• [What you should do] Your task is to reproduce word for word the lines running from the line containing "Write the React, TypeScript" to the line containing "import * as", inclusive. Nothing else belongs in the answer.

• [Information given]
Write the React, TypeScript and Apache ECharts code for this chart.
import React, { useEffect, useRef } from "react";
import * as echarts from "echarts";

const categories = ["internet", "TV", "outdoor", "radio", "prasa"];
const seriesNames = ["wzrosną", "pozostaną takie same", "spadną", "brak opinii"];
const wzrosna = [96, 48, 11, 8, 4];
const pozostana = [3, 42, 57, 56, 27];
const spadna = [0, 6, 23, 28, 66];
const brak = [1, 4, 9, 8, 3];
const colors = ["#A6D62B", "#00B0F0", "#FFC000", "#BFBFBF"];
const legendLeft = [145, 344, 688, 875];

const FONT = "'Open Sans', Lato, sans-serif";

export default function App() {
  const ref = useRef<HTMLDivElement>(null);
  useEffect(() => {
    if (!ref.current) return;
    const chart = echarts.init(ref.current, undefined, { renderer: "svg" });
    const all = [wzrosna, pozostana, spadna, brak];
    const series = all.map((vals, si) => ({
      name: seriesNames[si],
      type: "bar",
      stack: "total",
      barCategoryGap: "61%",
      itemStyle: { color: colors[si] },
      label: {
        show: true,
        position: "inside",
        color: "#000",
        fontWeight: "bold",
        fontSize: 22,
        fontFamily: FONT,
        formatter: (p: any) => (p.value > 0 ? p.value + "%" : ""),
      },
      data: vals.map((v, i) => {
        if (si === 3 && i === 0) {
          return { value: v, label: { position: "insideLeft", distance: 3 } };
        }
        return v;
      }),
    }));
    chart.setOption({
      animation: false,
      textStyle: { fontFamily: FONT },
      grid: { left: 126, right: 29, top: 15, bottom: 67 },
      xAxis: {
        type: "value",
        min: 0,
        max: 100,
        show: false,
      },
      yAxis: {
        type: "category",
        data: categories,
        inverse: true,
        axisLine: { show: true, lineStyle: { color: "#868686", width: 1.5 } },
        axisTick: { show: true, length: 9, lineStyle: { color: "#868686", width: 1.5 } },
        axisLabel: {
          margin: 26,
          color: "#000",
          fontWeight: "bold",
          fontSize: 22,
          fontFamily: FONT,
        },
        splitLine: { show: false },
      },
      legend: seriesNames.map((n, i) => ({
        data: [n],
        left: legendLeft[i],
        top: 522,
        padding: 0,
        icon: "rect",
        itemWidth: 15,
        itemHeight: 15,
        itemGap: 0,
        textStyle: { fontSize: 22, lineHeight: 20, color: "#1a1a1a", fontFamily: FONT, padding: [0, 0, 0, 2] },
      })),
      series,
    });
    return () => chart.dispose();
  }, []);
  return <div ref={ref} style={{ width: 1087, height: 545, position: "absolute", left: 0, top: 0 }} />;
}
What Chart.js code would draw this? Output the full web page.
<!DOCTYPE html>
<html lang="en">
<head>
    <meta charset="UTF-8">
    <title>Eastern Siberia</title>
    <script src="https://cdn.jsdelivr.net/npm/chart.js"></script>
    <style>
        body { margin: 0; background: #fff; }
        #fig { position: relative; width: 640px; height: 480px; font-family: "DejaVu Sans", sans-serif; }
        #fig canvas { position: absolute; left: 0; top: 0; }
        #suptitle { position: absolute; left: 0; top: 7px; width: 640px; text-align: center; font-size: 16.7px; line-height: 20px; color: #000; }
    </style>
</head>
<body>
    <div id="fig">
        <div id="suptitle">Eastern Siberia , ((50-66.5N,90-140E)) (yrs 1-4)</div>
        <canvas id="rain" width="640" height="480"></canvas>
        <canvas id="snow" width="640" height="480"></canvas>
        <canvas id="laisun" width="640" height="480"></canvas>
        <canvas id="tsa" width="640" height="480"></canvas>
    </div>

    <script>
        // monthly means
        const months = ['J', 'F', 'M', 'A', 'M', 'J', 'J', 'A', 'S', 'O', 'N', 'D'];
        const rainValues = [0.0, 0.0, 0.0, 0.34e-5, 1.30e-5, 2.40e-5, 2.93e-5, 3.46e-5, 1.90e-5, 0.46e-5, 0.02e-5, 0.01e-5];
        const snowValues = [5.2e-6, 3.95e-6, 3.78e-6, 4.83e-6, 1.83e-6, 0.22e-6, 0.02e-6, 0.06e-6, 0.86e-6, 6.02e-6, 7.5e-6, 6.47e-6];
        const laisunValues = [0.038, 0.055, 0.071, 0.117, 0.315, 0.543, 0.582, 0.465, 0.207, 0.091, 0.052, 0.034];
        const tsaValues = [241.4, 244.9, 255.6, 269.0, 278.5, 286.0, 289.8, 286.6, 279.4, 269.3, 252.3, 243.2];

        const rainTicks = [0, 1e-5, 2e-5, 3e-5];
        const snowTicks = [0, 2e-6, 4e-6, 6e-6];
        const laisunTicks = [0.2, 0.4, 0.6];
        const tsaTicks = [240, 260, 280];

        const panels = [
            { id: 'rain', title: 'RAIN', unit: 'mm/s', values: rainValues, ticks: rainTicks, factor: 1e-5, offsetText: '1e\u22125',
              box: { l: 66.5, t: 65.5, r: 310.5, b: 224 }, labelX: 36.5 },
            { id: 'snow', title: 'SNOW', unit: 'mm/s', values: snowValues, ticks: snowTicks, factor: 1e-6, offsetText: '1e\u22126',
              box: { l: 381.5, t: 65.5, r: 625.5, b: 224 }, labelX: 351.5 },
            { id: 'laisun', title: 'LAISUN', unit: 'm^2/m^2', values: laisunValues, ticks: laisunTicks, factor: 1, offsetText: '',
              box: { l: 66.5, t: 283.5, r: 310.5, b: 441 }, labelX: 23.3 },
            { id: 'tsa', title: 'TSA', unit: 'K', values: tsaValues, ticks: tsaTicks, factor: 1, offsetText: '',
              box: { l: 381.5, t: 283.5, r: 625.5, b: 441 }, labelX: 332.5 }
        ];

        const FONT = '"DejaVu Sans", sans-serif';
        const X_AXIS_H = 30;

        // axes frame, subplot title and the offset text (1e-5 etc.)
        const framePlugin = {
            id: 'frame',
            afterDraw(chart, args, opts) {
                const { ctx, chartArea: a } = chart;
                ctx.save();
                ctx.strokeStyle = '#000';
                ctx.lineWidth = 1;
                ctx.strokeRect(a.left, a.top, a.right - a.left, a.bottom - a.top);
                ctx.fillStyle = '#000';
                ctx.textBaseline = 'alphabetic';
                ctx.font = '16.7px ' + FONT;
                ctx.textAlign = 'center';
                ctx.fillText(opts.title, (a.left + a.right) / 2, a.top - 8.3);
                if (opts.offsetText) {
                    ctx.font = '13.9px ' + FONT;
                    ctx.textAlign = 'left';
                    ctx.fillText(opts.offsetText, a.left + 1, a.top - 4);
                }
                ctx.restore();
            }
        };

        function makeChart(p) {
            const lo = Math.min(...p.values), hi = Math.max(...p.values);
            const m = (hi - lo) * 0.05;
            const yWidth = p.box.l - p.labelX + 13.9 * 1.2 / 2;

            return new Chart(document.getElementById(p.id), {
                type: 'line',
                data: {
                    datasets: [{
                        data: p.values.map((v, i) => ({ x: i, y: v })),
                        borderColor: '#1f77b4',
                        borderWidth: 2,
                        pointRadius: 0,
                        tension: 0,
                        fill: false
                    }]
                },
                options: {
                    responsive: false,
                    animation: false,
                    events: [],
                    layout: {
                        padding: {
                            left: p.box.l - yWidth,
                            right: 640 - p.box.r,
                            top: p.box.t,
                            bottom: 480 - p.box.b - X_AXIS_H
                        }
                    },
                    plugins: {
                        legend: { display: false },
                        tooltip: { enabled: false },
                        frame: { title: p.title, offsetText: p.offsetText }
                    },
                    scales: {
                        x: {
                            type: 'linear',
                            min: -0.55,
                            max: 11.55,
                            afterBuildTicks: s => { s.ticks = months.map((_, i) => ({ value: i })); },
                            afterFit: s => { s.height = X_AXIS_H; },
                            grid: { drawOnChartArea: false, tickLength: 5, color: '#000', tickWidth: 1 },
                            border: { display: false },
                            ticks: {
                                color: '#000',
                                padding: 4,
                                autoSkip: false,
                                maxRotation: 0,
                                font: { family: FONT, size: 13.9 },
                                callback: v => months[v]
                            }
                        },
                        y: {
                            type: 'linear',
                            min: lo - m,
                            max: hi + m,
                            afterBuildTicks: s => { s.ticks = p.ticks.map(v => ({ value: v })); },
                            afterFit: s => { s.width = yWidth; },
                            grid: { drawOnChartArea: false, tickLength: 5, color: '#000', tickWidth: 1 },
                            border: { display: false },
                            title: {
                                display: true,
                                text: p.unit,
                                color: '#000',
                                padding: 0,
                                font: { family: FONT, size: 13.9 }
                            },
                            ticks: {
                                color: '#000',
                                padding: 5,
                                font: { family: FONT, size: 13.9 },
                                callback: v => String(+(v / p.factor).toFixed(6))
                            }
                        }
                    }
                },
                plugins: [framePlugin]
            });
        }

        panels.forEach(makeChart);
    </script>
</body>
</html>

--

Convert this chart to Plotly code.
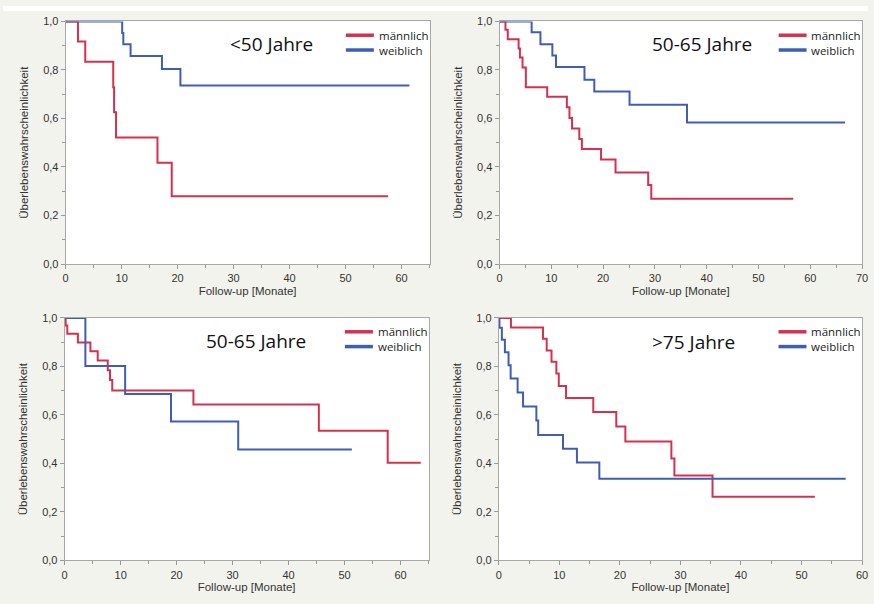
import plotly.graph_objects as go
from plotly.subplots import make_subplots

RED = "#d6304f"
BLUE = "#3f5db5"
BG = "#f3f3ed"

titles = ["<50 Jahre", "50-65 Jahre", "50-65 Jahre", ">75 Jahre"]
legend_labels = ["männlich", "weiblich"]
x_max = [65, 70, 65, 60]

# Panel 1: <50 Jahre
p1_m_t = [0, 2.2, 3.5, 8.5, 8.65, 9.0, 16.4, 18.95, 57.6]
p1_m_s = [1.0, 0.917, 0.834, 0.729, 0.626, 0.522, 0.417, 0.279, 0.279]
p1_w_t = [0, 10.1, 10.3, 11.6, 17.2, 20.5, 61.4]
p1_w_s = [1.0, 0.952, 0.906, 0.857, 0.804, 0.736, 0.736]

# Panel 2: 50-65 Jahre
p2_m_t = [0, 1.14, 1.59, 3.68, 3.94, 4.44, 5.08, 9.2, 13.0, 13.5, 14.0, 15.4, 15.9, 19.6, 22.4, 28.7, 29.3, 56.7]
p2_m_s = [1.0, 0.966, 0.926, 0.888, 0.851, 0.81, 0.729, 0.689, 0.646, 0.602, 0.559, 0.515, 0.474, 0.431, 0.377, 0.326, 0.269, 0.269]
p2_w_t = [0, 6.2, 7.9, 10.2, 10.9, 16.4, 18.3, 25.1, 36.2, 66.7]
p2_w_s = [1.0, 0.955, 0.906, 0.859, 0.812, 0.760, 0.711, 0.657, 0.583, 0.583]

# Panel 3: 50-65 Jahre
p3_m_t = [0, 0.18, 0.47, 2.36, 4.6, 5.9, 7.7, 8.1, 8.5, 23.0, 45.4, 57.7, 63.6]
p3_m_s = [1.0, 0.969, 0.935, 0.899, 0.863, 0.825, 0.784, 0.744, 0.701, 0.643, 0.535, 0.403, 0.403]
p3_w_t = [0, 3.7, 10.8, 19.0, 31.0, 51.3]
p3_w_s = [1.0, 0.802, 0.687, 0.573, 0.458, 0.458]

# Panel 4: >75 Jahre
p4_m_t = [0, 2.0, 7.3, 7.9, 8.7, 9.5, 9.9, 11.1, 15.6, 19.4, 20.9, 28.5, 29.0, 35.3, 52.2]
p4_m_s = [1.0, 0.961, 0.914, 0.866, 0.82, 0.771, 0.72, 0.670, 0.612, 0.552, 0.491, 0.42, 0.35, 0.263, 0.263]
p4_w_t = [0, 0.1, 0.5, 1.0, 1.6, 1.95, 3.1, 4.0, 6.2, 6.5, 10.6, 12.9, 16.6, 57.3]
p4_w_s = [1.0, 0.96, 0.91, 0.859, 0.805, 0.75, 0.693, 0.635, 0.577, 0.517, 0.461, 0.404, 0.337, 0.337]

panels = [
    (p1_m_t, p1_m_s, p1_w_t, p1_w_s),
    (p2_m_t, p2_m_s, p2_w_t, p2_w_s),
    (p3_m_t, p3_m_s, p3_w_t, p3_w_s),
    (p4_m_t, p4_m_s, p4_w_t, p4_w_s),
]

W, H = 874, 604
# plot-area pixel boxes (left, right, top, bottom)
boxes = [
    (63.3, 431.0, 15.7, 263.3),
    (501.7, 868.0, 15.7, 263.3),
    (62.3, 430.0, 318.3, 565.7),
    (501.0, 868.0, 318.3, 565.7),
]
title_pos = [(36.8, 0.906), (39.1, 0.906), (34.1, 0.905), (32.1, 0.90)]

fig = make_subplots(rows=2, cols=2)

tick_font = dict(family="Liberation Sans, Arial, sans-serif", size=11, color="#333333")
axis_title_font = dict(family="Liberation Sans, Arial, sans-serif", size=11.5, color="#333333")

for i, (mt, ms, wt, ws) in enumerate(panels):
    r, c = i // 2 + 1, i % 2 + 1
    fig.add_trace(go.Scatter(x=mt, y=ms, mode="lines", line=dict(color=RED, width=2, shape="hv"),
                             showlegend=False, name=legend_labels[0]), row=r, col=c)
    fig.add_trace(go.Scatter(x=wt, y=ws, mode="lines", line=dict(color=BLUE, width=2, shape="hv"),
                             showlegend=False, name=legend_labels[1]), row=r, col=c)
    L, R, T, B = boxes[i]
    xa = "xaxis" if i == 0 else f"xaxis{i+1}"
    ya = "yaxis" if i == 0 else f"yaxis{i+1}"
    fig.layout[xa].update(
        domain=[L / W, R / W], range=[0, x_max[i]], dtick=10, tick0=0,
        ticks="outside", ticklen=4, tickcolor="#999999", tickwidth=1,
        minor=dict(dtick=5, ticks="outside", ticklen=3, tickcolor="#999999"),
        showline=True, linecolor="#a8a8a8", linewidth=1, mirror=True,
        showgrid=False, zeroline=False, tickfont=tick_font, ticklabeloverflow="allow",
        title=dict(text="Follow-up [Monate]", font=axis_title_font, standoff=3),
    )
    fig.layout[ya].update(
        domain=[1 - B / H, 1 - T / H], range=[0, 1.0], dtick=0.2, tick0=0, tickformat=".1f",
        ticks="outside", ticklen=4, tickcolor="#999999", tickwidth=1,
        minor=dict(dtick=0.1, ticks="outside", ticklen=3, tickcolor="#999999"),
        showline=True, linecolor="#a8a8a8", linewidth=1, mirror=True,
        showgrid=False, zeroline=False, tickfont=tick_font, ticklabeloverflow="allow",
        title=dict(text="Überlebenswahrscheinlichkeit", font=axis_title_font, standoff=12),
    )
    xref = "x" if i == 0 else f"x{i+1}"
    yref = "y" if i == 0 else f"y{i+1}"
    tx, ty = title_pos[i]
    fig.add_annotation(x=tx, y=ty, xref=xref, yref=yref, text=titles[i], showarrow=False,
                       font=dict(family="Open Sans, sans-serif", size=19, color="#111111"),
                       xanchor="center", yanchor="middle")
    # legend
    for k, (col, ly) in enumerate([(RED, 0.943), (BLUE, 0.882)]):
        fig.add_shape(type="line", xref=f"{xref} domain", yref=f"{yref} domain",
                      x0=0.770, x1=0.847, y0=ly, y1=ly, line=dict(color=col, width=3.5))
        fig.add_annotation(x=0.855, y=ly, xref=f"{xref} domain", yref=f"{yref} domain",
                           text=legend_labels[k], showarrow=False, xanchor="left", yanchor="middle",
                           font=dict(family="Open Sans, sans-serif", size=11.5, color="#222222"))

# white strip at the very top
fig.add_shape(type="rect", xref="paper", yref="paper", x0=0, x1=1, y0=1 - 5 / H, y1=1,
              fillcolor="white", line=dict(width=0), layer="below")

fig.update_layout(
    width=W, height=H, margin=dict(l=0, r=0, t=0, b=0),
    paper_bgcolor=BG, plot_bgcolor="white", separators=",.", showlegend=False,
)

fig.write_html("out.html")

• [Solution]
Write the React, TypeScript and Apache ECharts code for this chart.
import React, { useEffect, useRef } from "react";
import * as echarts from "echarts";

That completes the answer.